-- SOURCE MATERIAL --
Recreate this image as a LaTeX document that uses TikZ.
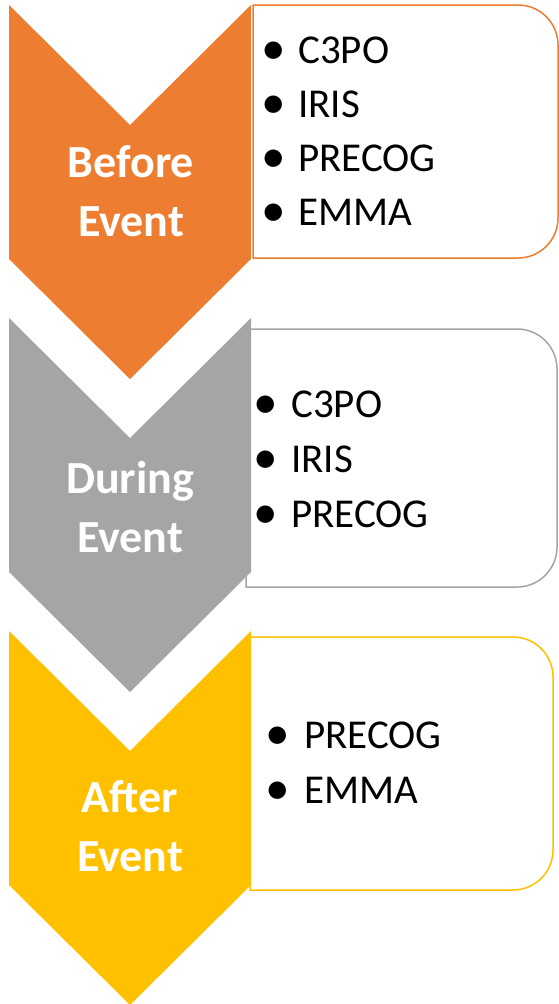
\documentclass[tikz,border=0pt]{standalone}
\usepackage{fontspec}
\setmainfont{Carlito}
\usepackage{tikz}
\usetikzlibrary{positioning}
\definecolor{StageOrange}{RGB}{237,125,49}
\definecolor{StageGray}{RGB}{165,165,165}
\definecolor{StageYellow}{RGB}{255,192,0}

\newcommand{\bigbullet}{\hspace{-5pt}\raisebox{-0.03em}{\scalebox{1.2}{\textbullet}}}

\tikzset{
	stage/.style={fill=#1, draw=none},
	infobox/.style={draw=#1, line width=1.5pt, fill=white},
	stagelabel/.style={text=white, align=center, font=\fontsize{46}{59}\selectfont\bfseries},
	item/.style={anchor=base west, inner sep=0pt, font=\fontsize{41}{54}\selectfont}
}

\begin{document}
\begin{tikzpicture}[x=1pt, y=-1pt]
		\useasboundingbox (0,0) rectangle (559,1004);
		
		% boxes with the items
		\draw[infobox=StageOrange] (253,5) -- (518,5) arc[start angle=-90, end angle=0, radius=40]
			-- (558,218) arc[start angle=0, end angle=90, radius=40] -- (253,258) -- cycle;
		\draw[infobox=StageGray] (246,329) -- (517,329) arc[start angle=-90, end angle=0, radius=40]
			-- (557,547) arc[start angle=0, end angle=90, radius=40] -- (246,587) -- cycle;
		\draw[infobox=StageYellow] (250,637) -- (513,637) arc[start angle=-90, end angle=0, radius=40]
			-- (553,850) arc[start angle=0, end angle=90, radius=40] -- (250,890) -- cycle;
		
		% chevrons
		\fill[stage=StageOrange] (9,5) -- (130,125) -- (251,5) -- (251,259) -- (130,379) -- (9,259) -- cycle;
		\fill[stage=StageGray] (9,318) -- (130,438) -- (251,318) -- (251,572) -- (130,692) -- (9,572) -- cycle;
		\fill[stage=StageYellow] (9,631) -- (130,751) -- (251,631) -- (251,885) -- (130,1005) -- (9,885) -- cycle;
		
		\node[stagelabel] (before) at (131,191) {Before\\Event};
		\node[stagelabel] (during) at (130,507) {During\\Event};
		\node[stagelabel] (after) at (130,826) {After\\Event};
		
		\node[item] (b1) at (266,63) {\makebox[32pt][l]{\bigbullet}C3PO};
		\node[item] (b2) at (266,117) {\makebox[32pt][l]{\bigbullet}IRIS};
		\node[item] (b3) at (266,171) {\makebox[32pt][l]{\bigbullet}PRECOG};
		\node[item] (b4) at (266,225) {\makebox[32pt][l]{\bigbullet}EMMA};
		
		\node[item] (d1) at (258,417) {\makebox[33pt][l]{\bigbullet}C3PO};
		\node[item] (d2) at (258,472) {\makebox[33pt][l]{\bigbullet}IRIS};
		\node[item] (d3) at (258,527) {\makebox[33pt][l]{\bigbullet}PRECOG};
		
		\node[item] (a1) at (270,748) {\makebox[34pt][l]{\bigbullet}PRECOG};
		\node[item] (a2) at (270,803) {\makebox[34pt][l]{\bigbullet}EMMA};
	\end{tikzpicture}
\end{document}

-- GOAL --
Begin at the first line of the data above and repeat each line exactly, stopping after the line containing "(0,0) rectangle (559,1004);". Omit the pictures.

-- ANSWER TO THE PROBLEM --
Recreate this image as a LaTeX document that uses TikZ.
\documentclass[tikz,border=0pt]{standalone}
\usepackage{fontspec}
\setmainfont{Carlito}
\usepackage{tikz}
\usetikzlibrary{positioning}
\definecolor{StageOrange}{RGB}{237,125,49}
\definecolor{StageGray}{RGB}{165,165,165}
\definecolor{StageYellow}{RGB}{255,192,0}

\newcommand{\bigbullet}{\hspace{-5pt}\raisebox{-0.03em}{\scalebox{1.2}{\textbullet}}}

\tikzset{
	stage/.style={fill=#1, draw=none},
	infobox/.style={draw=#1, line width=1.5pt, fill=white},
	stagelabel/.style={text=white, align=center, font=\fontsize{46}{59}\selectfont\bfseries},
	item/.style={anchor=base west, inner sep=0pt, font=\fontsize{41}{54}\selectfont}
}

\begin{document}
\begin{tikzpicture}[x=1pt, y=-1pt]
		\useasboundingbox (0,0) rectangle (559,1004);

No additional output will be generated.